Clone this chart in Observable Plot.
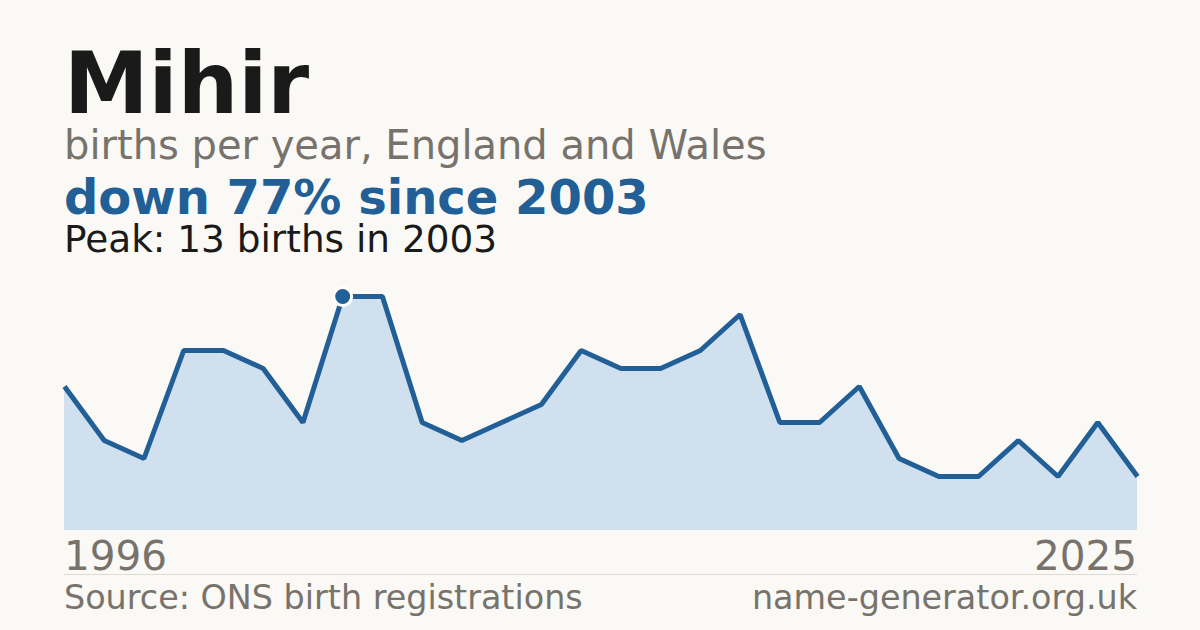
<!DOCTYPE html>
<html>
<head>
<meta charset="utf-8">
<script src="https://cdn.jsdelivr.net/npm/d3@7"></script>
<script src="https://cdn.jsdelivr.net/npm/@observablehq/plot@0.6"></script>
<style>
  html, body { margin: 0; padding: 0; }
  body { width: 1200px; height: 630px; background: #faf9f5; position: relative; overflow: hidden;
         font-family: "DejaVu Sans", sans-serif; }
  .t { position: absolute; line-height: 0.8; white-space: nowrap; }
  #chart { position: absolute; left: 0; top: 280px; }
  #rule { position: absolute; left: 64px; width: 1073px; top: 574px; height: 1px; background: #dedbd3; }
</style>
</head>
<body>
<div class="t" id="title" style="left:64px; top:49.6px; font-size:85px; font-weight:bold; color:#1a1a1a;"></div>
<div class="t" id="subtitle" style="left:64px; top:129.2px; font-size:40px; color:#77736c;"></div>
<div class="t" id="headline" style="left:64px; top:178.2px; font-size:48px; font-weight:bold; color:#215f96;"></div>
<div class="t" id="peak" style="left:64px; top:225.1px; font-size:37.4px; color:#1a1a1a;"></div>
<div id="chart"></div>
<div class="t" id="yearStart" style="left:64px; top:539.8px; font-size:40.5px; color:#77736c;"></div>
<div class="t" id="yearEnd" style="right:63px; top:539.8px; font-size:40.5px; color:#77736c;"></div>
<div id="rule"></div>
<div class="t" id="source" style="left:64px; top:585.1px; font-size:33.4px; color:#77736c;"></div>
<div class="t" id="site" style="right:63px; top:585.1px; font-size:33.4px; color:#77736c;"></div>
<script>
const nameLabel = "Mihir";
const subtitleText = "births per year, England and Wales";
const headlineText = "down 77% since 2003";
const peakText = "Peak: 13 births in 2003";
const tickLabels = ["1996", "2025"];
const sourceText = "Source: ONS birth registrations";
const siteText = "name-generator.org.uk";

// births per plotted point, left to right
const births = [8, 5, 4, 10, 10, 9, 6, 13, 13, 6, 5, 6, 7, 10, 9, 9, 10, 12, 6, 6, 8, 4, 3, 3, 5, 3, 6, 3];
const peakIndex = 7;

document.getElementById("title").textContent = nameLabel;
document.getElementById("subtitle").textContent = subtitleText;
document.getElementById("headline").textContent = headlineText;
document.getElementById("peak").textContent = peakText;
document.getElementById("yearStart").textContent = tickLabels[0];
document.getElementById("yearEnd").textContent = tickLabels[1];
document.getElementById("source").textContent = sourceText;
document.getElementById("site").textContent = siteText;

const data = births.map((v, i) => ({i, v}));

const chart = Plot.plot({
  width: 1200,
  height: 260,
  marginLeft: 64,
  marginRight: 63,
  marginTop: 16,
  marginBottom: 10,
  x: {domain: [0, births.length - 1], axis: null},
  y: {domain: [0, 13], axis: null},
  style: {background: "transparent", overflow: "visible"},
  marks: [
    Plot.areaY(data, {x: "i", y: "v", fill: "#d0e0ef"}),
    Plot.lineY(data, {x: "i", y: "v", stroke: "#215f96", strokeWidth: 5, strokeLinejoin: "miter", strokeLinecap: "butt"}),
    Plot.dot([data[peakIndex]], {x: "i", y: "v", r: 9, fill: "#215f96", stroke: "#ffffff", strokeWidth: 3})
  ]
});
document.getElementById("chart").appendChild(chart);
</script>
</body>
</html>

====================

**To be done**
Transcribe all the lines above exactly, apart from the pictures.

**The output**
Clone this chart in Observable Plot.
<!DOCTYPE html>
<html>
<head>
<meta charset="utf-8">
<script src="https://cdn.jsdelivr.net/npm/d3@7"></script>
<script src="https://cdn.jsdelivr.net/npm/@observablehq/plot@0.6"></script>
<style>
  html, body { margin: 0; padding: 0; }
  body { width: 1200px; height: 630px; background: #faf9f5; position: relative; overflow: hidden;
         font-family: "DejaVu Sans", sans-serif; }
  .t { position: absolute; line-height: 0.8; white-space: nowrap; }
  #chart { position: absolute; left: 0; top: 280px; }
  #rule { position: absolute; left: 64px; width: 1073px; top: 574px; height: 1px; background: #dedbd3; }
</style>
</head>
<body>
<div class="t" id="title" style="left:64px; top:49.6px; font-size:85px; font-weight:bold; color:#1a1a1a;"></div>
<div class="t" id="subtitle" style="left:64px; top:129.2px; font-size:40px; color:#77736c;"></div>
<div class="t" id="headline" style="left:64px; top:178.2px; font-size:48px; font-weight:bold; color:#215f96;"></div>
<div class="t" id="peak" style="left:64px; top:225.1px; font-size:37.4px; color:#1a1a1a;"></div>
<div id="chart"></div>
<div class="t" id="yearStart" style="left:64px; top:539.8px; font-size:40.5px; color:#77736c;"></div>
<div class="t" id="yearEnd" style="right:63px; top:539.8px; font-size:40.5px; color:#77736c;"></div>
<div id="rule"></div>
<div class="t" id="source" style="left:64px; top:585.1px; font-size:33.4px; color:#77736c;"></div>
<div class="t" id="site" style="right:63px; top:585.1px; font-size:33.4px; color:#77736c;"></div>
<script>
const nameLabel = "Mihir";
const subtitleText = "births per year, England and Wales";
const headlineText = "down 77% since 2003";
const peakText = "Peak: 13 births in 2003";
const tickLabels = ["1996", "2025"];
const sourceText = "Source: ONS birth registrations";
const siteText = "name-generator.org.uk";

// births per plotted point, left to right
const births = [8, 5, 4, 10, 10, 9, 6, 13, 13, 6, 5, 6, 7, 10, 9, 9, 10, 12, 6, 6, 8, 4, 3, 3, 5, 3, 6, 3];
const peakIndex = 7;

document.getElementById("title").textContent = nameLabel;
document.getElementById("subtitle").textContent = subtitleText;
document.getElementById("headline").textContent = headlineText;
document.getElementById("peak").textContent = peakText;
document.getElementById("yearStart").textContent = tickLabels[0];
document.getElementById("yearEnd").textContent = tickLabels[1];
document.getElementById("source").textContent = sourceText;
document.getElementById("site").textContent = siteText;

const data = births.map((v, i) => ({i, v}));

const chart = Plot.plot({
  width: 1200,
  height: 260,
  marginLeft: 64,
  marginRight: 63,
  marginTop: 16,
  marginBottom: 10,
  x: {domain: [0, births.length - 1], axis: null},
  y: {domain: [0, 13], axis: null},
  style: {background: "transparent", overflow: "visible"},
  marks: [
    Plot.areaY(data, {x: "i", y: "v", fill: "#d0e0ef"}),
    Plot.lineY(data, {x: "i", y: "v", stroke: "#215f96", strokeWidth: 5, strokeLinejoin: "miter", strokeLinecap: "butt"}),
    Plot.dot([data[peakIndex]], {x: "i", y: "v", r: 9, fill: "#215f96", stroke: "#ffffff", strokeWidth: 3})
  ]
});
document.getElementById("chart").appendChild(chart);
</script>
</body>
</html>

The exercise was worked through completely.